Recognizing this, President Bush proposed a new, innovative development assistance program called the Millennium Challenge Account (MCA). The Millennium Challenge Corporation (MCC), which administers the Millennium Challenge Account, draws on lessons learned about development over the past 50 years—linking sound economic policies to new trade and investment opportunities. MCC functions as primarily an aid program, but it also helps create an environment that supports the benefits of freer trade.

The United States has also pioneered programs that pair trade capacity-building (TCB) initiatives with trade initiatives and has made TCB an integral part of our global, regional, and bilateral trade agenda—giving developing nations the tools they need to take advantage of open trade. Indeed, the Office of the United States Trade Representative has created a special office specifically to work on trade capacity-building issues. These efforts have made the United States the largest single-country donor of TCB assistance, providing more than $1.3 billion in 2005 and pledging to double that to $2.7 billion annually by 2010.

America's innovative approach to linking trade, aid, and development is already delivering real results. The U.S. Free Trade Agreement (FTA) with Central America marked the first time that TCB was an integral part of FTA negotiations. In one example, the United States helped farmers in El Salvador expand into new markets by improving their marketing techniques, food standards, productivity, and business support services for their crops. Their average income more than doubled. This model has since been used in U.S. FTA negotiations with the Andean countries, Southern Africa Customs Union, Thailand, and others.
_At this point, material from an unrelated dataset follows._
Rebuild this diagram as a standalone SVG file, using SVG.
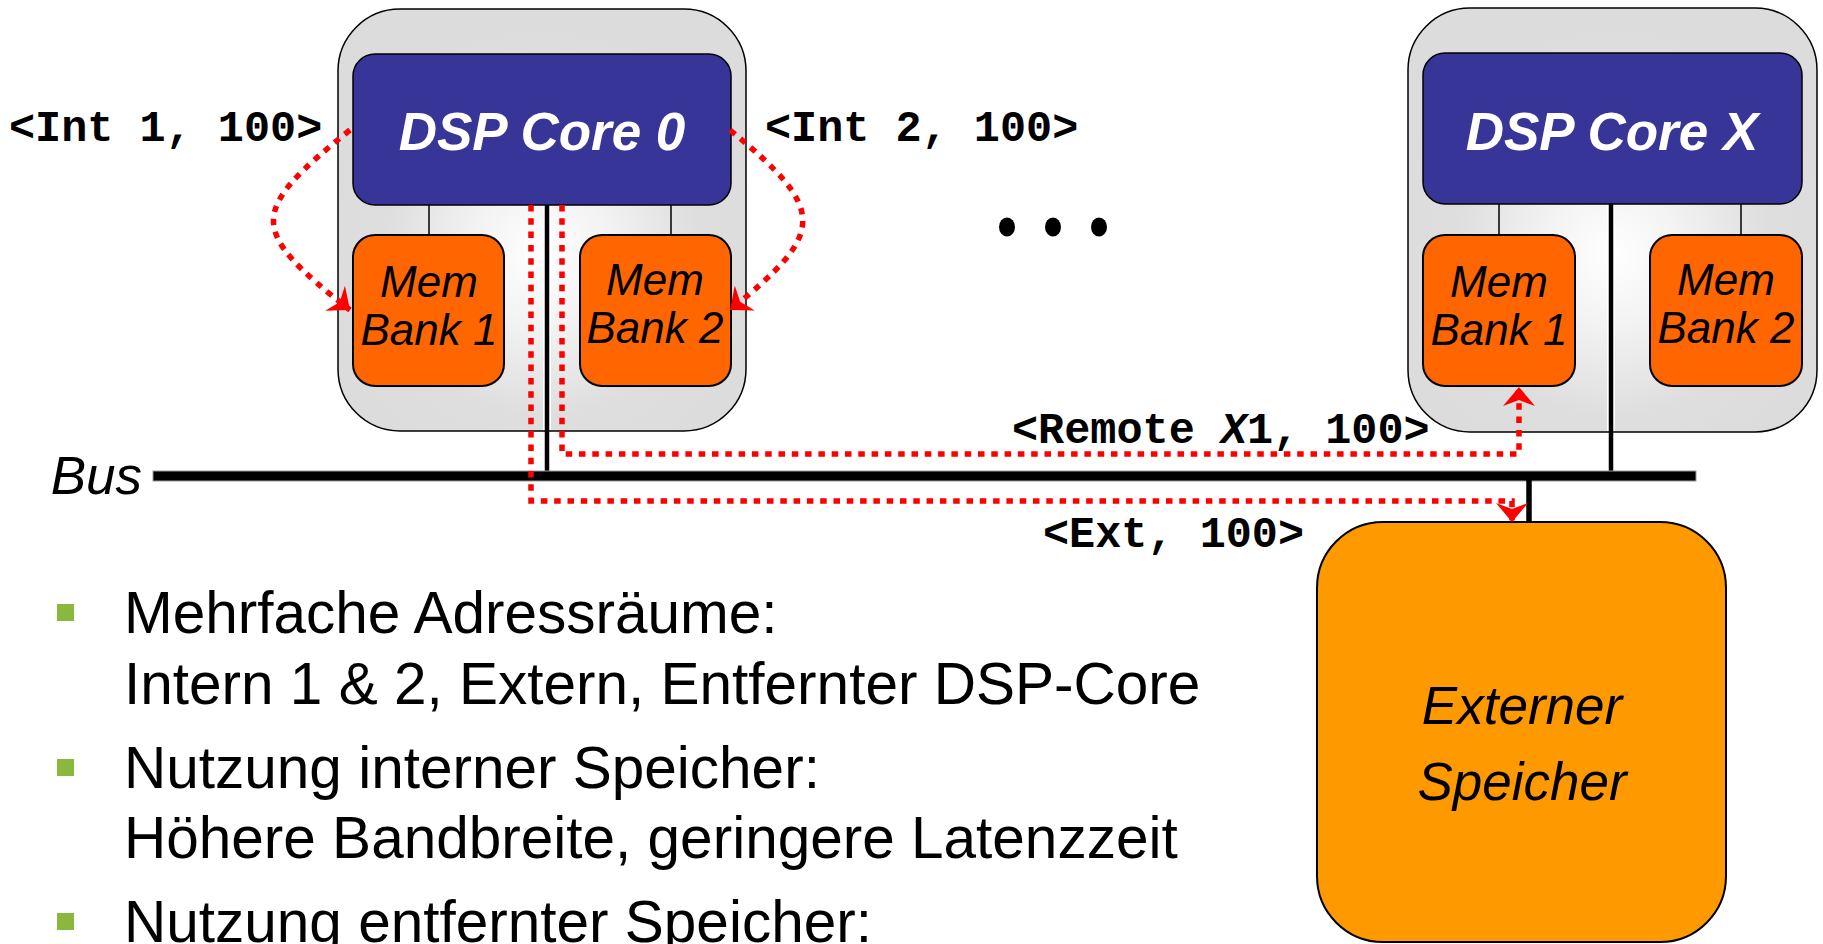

The MCC is also advancing this record. Since its establishment in 2004, it has signed assistance programs totaling more than $900 million with five nations: Madagascar, Honduras, Cape Verde, Nicaragua, and Georgia. A little more than two years after the announcement of MCA indicators in February 2003, the median number of days to start a business dropped from 61 to 46 in MCA candidate countries. According to World Bank officials, because of MCA's incentive effect, Paraguay adopted significant policy reforms in 2004 that both improved their MCA score on the "days to start a business" indicator and catalyzed an increase in registration of approximately 20 percent more firms than usual.

Trade liberalization is a key and necessary ingredient to a successful economic growth program. The United States is committed to helping countries prosper economically and to reducing global poverty. And we are at the forefront, working hard with the international community and individual countries to increase those opportunities. Our 135 embassies and consulates around the world are actively engaged in promoting this policy. Many developing countries now recognize the vital link between trade liberalization and economic growth. It is increasingly important that we set in motion programs that support this effort. Working together, we are confident we can increase global economic prosperity as we move forward in the 21st century.